UW education analysts: Don’t freeze college tuition, make the first two years free

Gov. Scott Walker’s proposal to extend a freeze on tuition at University of Wisconsin campuses misses the point, says UW-Madison associate professor Sara Goldrick-Rab: College is already too expensive for many families.

And Goldrick-Rab has a revolutionary idea to remedy that situation.

Use federal and state money now spent on an inefficient and inequitable financial aid system to provide free, to all qualified students, two years of education at any public university, college or community or technical college, argue Goldrick-Rab and associate professor Nancy Kendall.

“Outside of the top 25 percent of the income distribution, students all over the country now have to borrow or spend the equivalent of at least 15 percent of their family’s income for each year of post-secondary education, after taking all grants into account.
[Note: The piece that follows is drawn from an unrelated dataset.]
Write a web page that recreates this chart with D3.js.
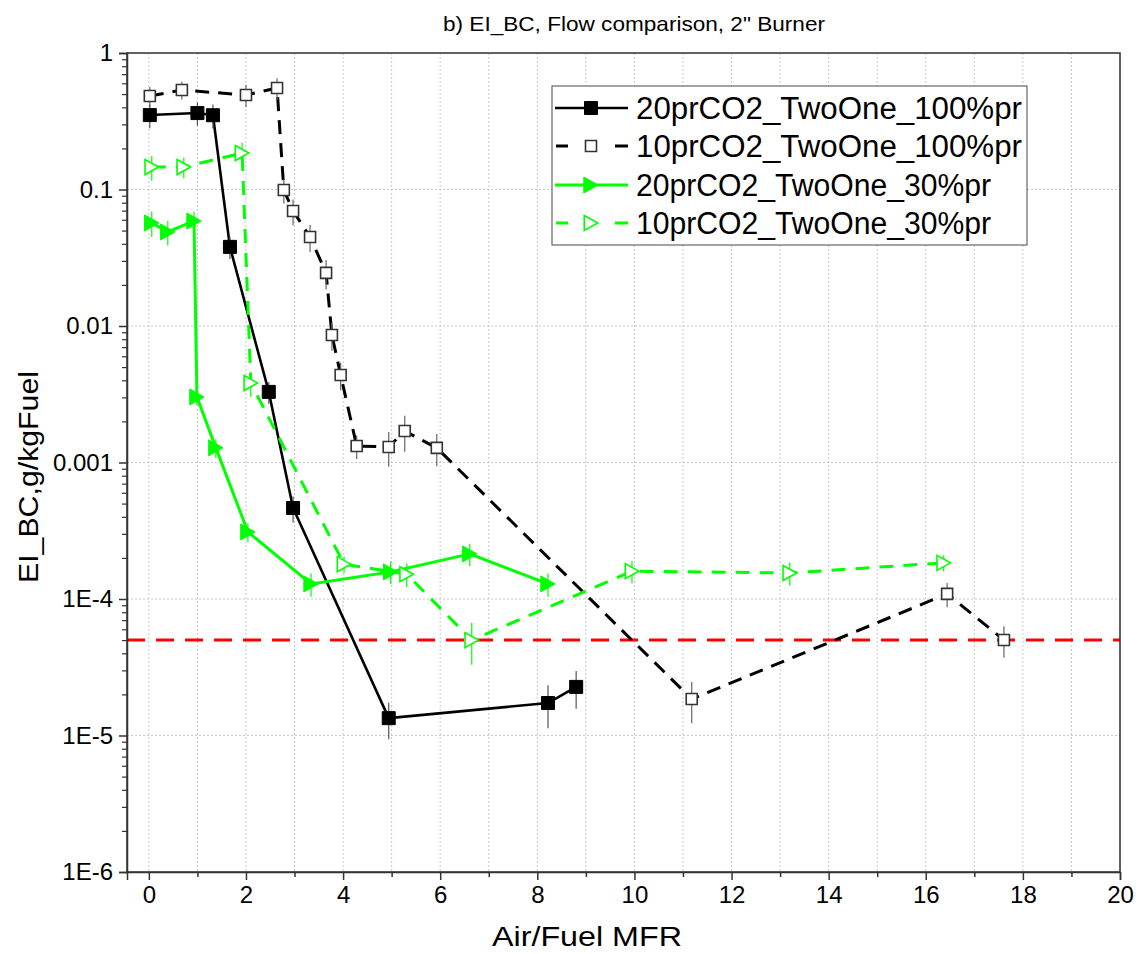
<!DOCTYPE html>
<html><head><meta charset="utf-8">
<script src="https://cdn.jsdelivr.net/npm/d3@7/dist/d3.min.js"></script>
<style>body{margin:0;background:#fff;}svg{display:block;font-family:Arial,"Liberation Sans",sans-serif;}</style>
</head><body><svg id="c" width="1140" height="954"></svg>
<script>
const titleText = 'b) EI_BC, Flow comparison, 2" Burner';
const xLabel = "Air/Fuel MFR";
const yLabel = "EI_BC,g/kgFuel";
const xTicks = [0,2,4,6,8,10,12,14,16,18,20];
const yTicks = [1,0.1,0.01,0.001,1e-4,1e-5,1e-6];
const yTickLabels = ["1","0.1","0.01","0.001","1E-4","1E-5","1E-6"];
const limitValue = 5e-5;

const seriesNames = ["20prCO2_TwoOne_100%pr","10prCO2_TwoOne_100%pr","20prCO2_TwoOne_30%pr","10prCO2_TwoOne_30%pr"];

const s1x = [0.02, 1.0, 1.32, 1.67, 2.47, 2.97, 4.94, 8.22, 8.8];
const s1y = [0.351, 0.363, 0.35, 0.038, 0.00329, 4.64e-4, 1.34e-5, 1.73e-5, 2.27e-5];
const s1e = [0.07, 0.07, 0.07, 0.007, 0.0006, 1.0e-4, 0.4e-5, 0.6e-5, 0.7e-5];

const s2x = [0.02, 0.68, 2.0, 2.64, 2.78, 2.97, 3.32, 3.65, 3.77, 3.95, 4.28, 4.94, 5.27, 5.93, 11.18, 16.44, 17.61];
const s2y = [0.484, 0.536, 0.492, 0.554, 0.0991, 0.0696, 0.0449, 0.0245, 0.00859, 0.00438, 0.00132, 0.0013, 0.0017, 0.00128, 1.85e-5, 1.09e-4, 5.01e-5];
const s2e = [0.08, 0.08, 0.09, 0.1, 0.02, 0.015, 0.01, 0.006, 0.002, 0.001, 0.00026, 0.00037, 0.0005, 0.00034, 0.62e-5, 0.22e-4, 1.3e-5];

const s3x = [0.06, 0.39, 0.93, 0.99, 1.38, 2.04, 3.34, 4.98, 6.61, 8.22];
const s3y = [0.0569, 0.0489, 0.0588, 0.00302, 0.00128, 3.1e-4, 1.29e-4, 1.58e-4, 2.14e-4, 1.29e-4];
const s3e = [0.012, 0.01, 0.01, 0.0004, 0.0002, 0.5e-4, 0.25e-4, 0.3e-4, 0.4e-4, 0.25e-4];

const s4x = [0.06, 0.72, 1.92, 2.10, 4.02, 5.31, 6.65, 9.95, 13.2, 16.37];
const s4y = [0.146, 0.146, 0.185, 0.00382, 1.80e-4, 1.52e-4, 5.0e-5, 1.60e-4, 1.55e-4, 1.84e-4];
const s4e = [0.03, 0.025, 0.035, 0.0008, 0.25e-4, 0.3e-4, 1.7e-5, 0.3e-4, 0.3e-4, 0.25e-4];

const GREEN = "#00ff00";
const styles = [
  {color:"#000", dash:null, width:2.6, marker:"sq", fill:"#000", size:13, err:"#555"},
  {color:"#000", dash:"14,9", width:3, marker:"sq", fill:"#fff", size:11, err:"#666"},
  {color:GREEN, dash:null, width:3, marker:"tri", fill:GREEN, size:16, err:GREEN},
  {color:GREEN, dash:"14,10", width:3, marker:"tri", fill:"#fff", size:15, err:GREEN}
];
const xs=[s1x,s2x,s3x,s4x], ys=[s1y,s2y,s3y,s4y], es=[s1e,s2e,s3e,s4e];
const series = seriesNames.map((n,i)=>({name:n, st:styles[i], pts:xs[i].map((x,j)=>({x, y:ys[i][j], e:es[i][j]}))}));

const L=127, R=1120, T=53, B=872;
const svg = d3.select("#c");
const x = d3.scaleLinear().domain([-0.45,20]).range([L,R]);
const y = d3.scaleLog().domain([1e-6,1]).range([B,T]);

// grid
const g = svg.append("g");
g.selectAll(".gx").data(d3.range(0,21)).join("line")
  .attr("x1",d=>x(d)).attr("x2",d=>x(d)).attr("y1",T).attr("y2",B)
  .attr("stroke","#c8c8c8").attr("stroke-width",1).attr("stroke-dasharray","2,2");
g.selectAll(".gy").data(yTicks).join("line")
  .attr("x1",L).attr("x2",R).attr("y1",d=>y(d)).attr("y2",d=>y(d))
  .attr("stroke","#c8c8c8").attr("stroke-width",1).attr("stroke-dasharray","2,2");

// limit line
svg.append("line").attr("x1",L).attr("x2",R).attr("y1",y(limitValue)).attr("y2",y(limitValue))
  .attr("stroke","#ff0000").attr("stroke-width",3).attr("stroke-dasharray","18,11");

// frame
svg.append("rect").attr("x",L).attr("y",T).attr("width",R-L).attr("height",B-T)
  .attr("fill","none").attr("stroke","#333").attr("stroke-width",1.5);

// axes
const xAxis = d3.axisBottom(x).tickValues(xTicks).tickFormat(d3.format("d")).tickSize(8).tickPadding(6);
const xa = svg.append("g").attr("transform",`translate(0,${B})`).call(xAxis);
xa.select(".domain").attr("stroke","#333").attr("stroke-width",1.5);
xa.selectAll(".tick line").attr("stroke","#333").attr("stroke-width",1.5);
xa.selectAll("text").attr("font-size",24).attr("fill","#000").attr("font-family","Arial, 'Liberation Sans', sans-serif");
const xMinor = d3.axisBottom(x).tickValues(d3.range(1,20,2)).tickFormat("").tickSize(5);
const xm = svg.append("g").attr("transform",`translate(0,${B})`).call(xMinor);
xm.select(".domain").remove();
xm.selectAll(".tick line").attr("stroke","#333").attr("stroke-width",1.5);

const yAxis = d3.axisLeft(y).tickValues(yTicks).tickFormat((d,i)=>yTickLabels[i]).tickSize(8).tickPadding(6);
const ya = svg.append("g").attr("transform",`translate(${L},0)`).call(yAxis);
ya.select(".domain").attr("stroke","#333").attr("stroke-width",1.5);
ya.selectAll(".tick line").attr("stroke","#333").attr("stroke-width",1.5);
ya.selectAll("text").attr("font-size",24).attr("fill","#000").attr("font-family","Arial, 'Liberation Sans', sans-serif");
const minorY = [];
for (let dec=-6; dec<0; dec++) for (let m=2; m<=9; m++) minorY.push(m*Math.pow(10,dec));
const yMinor = d3.axisLeft(y).tickValues(minorY).tickFormat("").tickSize(5);
const ym = svg.append("g").attr("transform",`translate(${L},0)`).call(yMinor);
ym.select(".domain").remove();
ym.selectAll(".tick line").attr("stroke","#333").attr("stroke-width",1.2);

// labels
svg.append("text").attr("x",634).attr("y",31).attr("text-anchor","middle").attr("font-size",21)
  .attr("textLength",382).attr("lengthAdjust","spacingAndGlyphs").text(titleText);
svg.append("text").attr("x",587).attr("y",946).attr("text-anchor","middle").attr("font-size",28)
  .attr("textLength",190).attr("lengthAdjust","spacingAndGlyphs").text(xLabel);
svg.append("text").attr("transform","translate(38,477) rotate(-90)").attr("text-anchor","middle").attr("font-size",28)
  .attr("textLength",212).attr("lengthAdjust","spacingAndGlyphs").text(yLabel);

function markerPath(type,s){
  if(type==="sq"){const h=s/2;return `M${-h},${-h}H${h}V${h}H${-h}Z`;}
  const w=s*0.9, h=s; return `M${-w/2},${-h/2}L${w/2},0L${-w/2},${h/2}Z`;
}

const line = d3.line().x(d=>x(d.x)).y(d=>y(d.y));
const plot = svg.append("g");
// lines
series.forEach(s=>{
  plot.append("path").datum(s.pts).attr("d",line).attr("fill","none")
    .attr("stroke",s.st.color).attr("stroke-width",s.st.width)
    .attr("stroke-dasharray",s.st.dash).attr("stroke-linejoin","round");
});
// error bars
series.forEach(s=>{
  plot.append("g").selectAll("line").data(s.pts).join("line")
    .attr("x1",d=>x(d.x)).attr("x2",d=>x(d.x))
    .attr("y1",d=>y(d.y+d.e)).attr("y2",d=>y(Math.max(d.y-d.e,1e-7)))
    .attr("stroke",s.st.err).attr("stroke-width",1.2);
});
// markers
series.forEach(s=>{
  const open = s.st.fill==="#fff";
  plot.append("g").selectAll("path").data(s.pts).join("path")
    .attr("transform",d=>`translate(${x(d.x)},${y(d.y)})`)
    .attr("d",markerPath(s.st.marker,s.st.size))
    .attr("fill",s.st.fill).attr("stroke",s.st.color==="#000"?(open?"#333":"#000"):s.st.color)
    .attr("stroke-width",open?1.6:1);
});

// legend
const lg = svg.append("g");
lg.append("rect").attr("x",552).attr("y",86).attr("width",475).attr("height",159)
  .attr("fill","#fff").attr("stroke","#666").attr("stroke-width",1.2);
const rowY=[108,146,185,223];
series.forEach((s,i)=>{
  const yy=rowY[i];
  const segs = s.st.dash ? [[556,568],[615,628]] : [[555,628]];
  segs.forEach(sg=>{
    lg.append("line").attr("x1",sg[0]).attr("x2",sg[1]).attr("y1",yy).attr("y2",yy)
      .attr("stroke",s.st.color).attr("stroke-width",s.st.width);
  });
  const open = s.st.fill==="#fff";
  lg.append("path").attr("transform",`translate(591,${yy})`).attr("d",markerPath(s.st.marker,s.st.size))
    .attr("fill",s.st.fill).attr("stroke",s.st.color==="#000"?(open?"#333":"#000"):s.st.color).attr("stroke-width",open?1.6:1);
  const t = lg.append("text").attr("x",636).attr("y",yy+11).attr("font-size",31).text(s.name);
  t.attr("textLength", i<2?386:355).attr("lengthAdjust","spacingAndGlyphs");
});
</script></body></html>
For those seeking to spend those years at a four-year institution, borrowing or spending the equivalent of at least 25 percent of annual income is required,” Goldrick-Rab and Kendall write in a paper outlining their proposal.

Higher college costs, lower-paying part-time work and increasing reliance on loans means many students and their families rack up debt, while the pressure of paying for school means students are less likely to do well and more likely to drop out, say the authors of “Free Two Year College Option (F2CO): Redefining College Affordability.”

By diverting the $80 billion a year the federal government spends now on financial aid and some $35 billion in tax benefits and workforce training, the per student allocation could reach $8,500 to $10,600 with no additional federal spending, say Goldrick-Rab and Kendall. An additional $89 billion in state and local money, freed up by the new uses of federal funding, could be spent on living expenses, textbooks and supplies, they say.

Students would be guaranteed living wage work-study jobs, enabling them to cover unmet costs by working “modestly and on-campus,” 15 hours a week, Goldrick-Rab points out.

The proposed system, to which states would buy-in to receive federal money, ensures continued state funding of higher education and ends subsidies to private institutions, which now receive aid money disproportionate to the number of students served, she said.

For example, while 29 percent of undergraduate enrollment was in the private sector in 2012-2013, private schools received 35 percent of all Pell Grants, 49 percent of Supplementary Education Opportunity grants, and 47 percent of work-study funds — approximately $18 billion in total, the authors of the study said.

A need based system, perhaps drawing largely on institutional and private scholarships, could be developed to support students who have already established a record of success for their final two years of college

The system, the authors assert, would assure the best use of public investment in four-year degrees.

A move to a broader-based policy that makes support available to all Americans in equitable ways has greater potential to generate long-lasting benefits as generations of successful college graduates become involved participants in their nation’s future, Goldrick-Rab and Kendall conclude.

Walker grabbed headlines last week when, reacting to news of $1 billion fund balances at UW System institutions for the second year running, he proposed what would be a second freeze on tuition for the university system.

The idea was quickly panned as unsustainable.

In addition to the proposed federally based system to make college free to students, some states are beginning to act independently.

Goldrick-Rab suggested Walker look to Oregon, which is examining the feasibility of making community college free.

And the Tennessee legislature sent to the governor’s desk a bill that will make tuition free for all high school graduates who go to two-year colleges.

This article was changed to refer to a different program in the state of Oregon.